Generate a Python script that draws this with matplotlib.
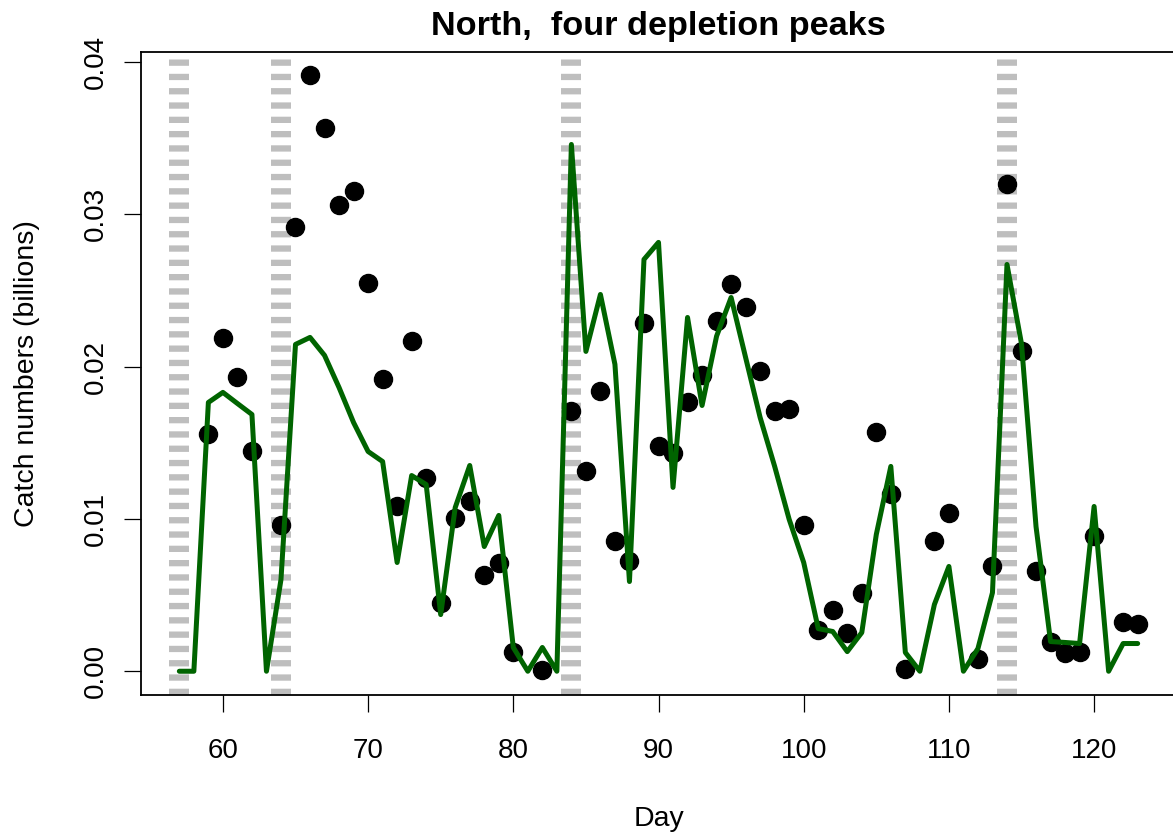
import numpy as np
import matplotlib
matplotlib.use("Agg")
import matplotlib.pyplot as plt

plt.rcParams['font.family'] = ['Liberation Sans', 'DejaVu Sans']

days = np.arange(57, 124)
nan = np.nan
catch_obs = [nan, nan, 0.01555, 0.02185, 0.01929, 0.01443, nan, 0.00957, 0.02914, 0.03912,
             0.03564, 0.03059, 0.03151, 0.02547, 0.01916, 0.01082, 0.02166, 0.01272, 0.00445, 0.01003,
             0.01121, 0.00635, 0.00714, 0.00129, nan, 0.00005, nan, 0.01706, 0.01318, 0.01837,
             0.00858, 0.00727, 0.02284, 0.01482, 0.01430, 0.01771, 0.01948, 0.02297, 0.02540, 0.02389,
             0.01969, 0.01712, 0.01725, 0.00963, 0.00268, 0.00405, 0.00248, 0.00517, 0.01568, 0.01164,
             0.00018, nan, 0.00852, 0.01036, nan, 0.00083, 0.00694, 0.03202, 0.02106, 0.00661,
             0.00189, 0.00123, 0.00129, 0.00891, nan, 0.00326, 0.00307]
catch_fit = [0.0, 0.0, 0.01765, 0.01831, 0.01758, 0.01686, 0.0, 0.00602, 0.02146, 0.02192,
             0.02074, 0.01863, 0.01633, 0.01443, 0.01377, 0.00714, 0.01285, 0.01226, 0.00372, 0.01075,
             0.01351, 0.00819, 0.01023, 0.00156, 0.0, 0.00156, 0.0, 0.03459, 0.02100, 0.02474,
             0.02015, 0.00589, 0.02704, 0.02816, 0.01207, 0.02323, 0.01745, 0.02200, 0.02454, 0.02060,
             0.01666, 0.01345, 0.00997, 0.00714, 0.00280, 0.00261, 0.00129, 0.00254, 0.00898, 0.01345,
             0.00123, 0.0, 0.00438, 0.00688, 0.0, 0.00149, 0.00516, 0.02671, 0.02150, 0.00950,
             0.00195, 0.00189, 0.00182, 0.01082, 0.0, 0.00182, 0.00182]
depletion_days = [57, 64, 84, 114]
x_ticks = [60, 70, 80, 90, 100, 110, 120]
y_ticks = [0.00, 0.01, 0.02, 0.03, 0.04]

W, H = 1173, 838
fig = plt.figure(figsize=(W / 100, H / 100), dpi=100)
ax = fig.add_axes([141 / W, (H - 695) / H, (1176 - 141) / W, (695 - 52) / H])

for d in depletion_days:
    ax.axvline(d, color='#BEBEBE', lw=14.4, dashes=(0.315, 0.4), zorder=1)

ax.plot(days, catch_obs, 'o', color='black', markersize=13, zorder=2)
ax.plot(days, catch_fit, '-', color='#006400', lw=3.6, zorder=3,
        solid_joinstyle='round', solid_capstyle='round')

ax.set_xlim(54.36, 125.64)
ax.set_ylim(-0.00156, 0.04066)
ax.set_xticks(x_ticks)
ax.set_xticklabels([str(t) for t in x_ticks])
ax.set_yticks(y_ticks)
ax.set_yticklabels(['%.2f' % t for t in y_ticks], rotation=90, va='center')

for s in ax.spines.values():
    s.set_linewidth(1.3)
ax.tick_params(axis='both', length=12.2, width=0.9, labelsize=20)
ax.tick_params(axis='x', pad=19)
ax.tick_params(axis='y', pad=11)

ax.set_xlabel('Day', fontsize=20.5)
ax.xaxis.set_label_coords(0.5, (695 - 806) / 643)
ax.set_ylabel('Catch numbers (billions)', fontsize=20.5)
ax.yaxis.set_label_coords((40 - 141) / 1035, 0.5)
ax.set_title('North,  four depletion peaks', fontsize=24.7, fontweight='bold', y=(695 - 35) / 643, pad=0)

fig.savefig('out.png', dpi=100)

+++

## EXERCISE DIRECTIONS
From the opening line of the listing above through the line bearing "plt.rcParams['font.family'] = ['Liberation", repeat each line exactly. Drop every picture.

## EXPECTED ANSWER
Generate a Python script that draws this with matplotlib.
import numpy as np
import matplotlib
matplotlib.use("Agg")
import matplotlib.pyplot as plt

plt.rcParams['font.family'] = ['Liberation Sans', 'DejaVu Sans']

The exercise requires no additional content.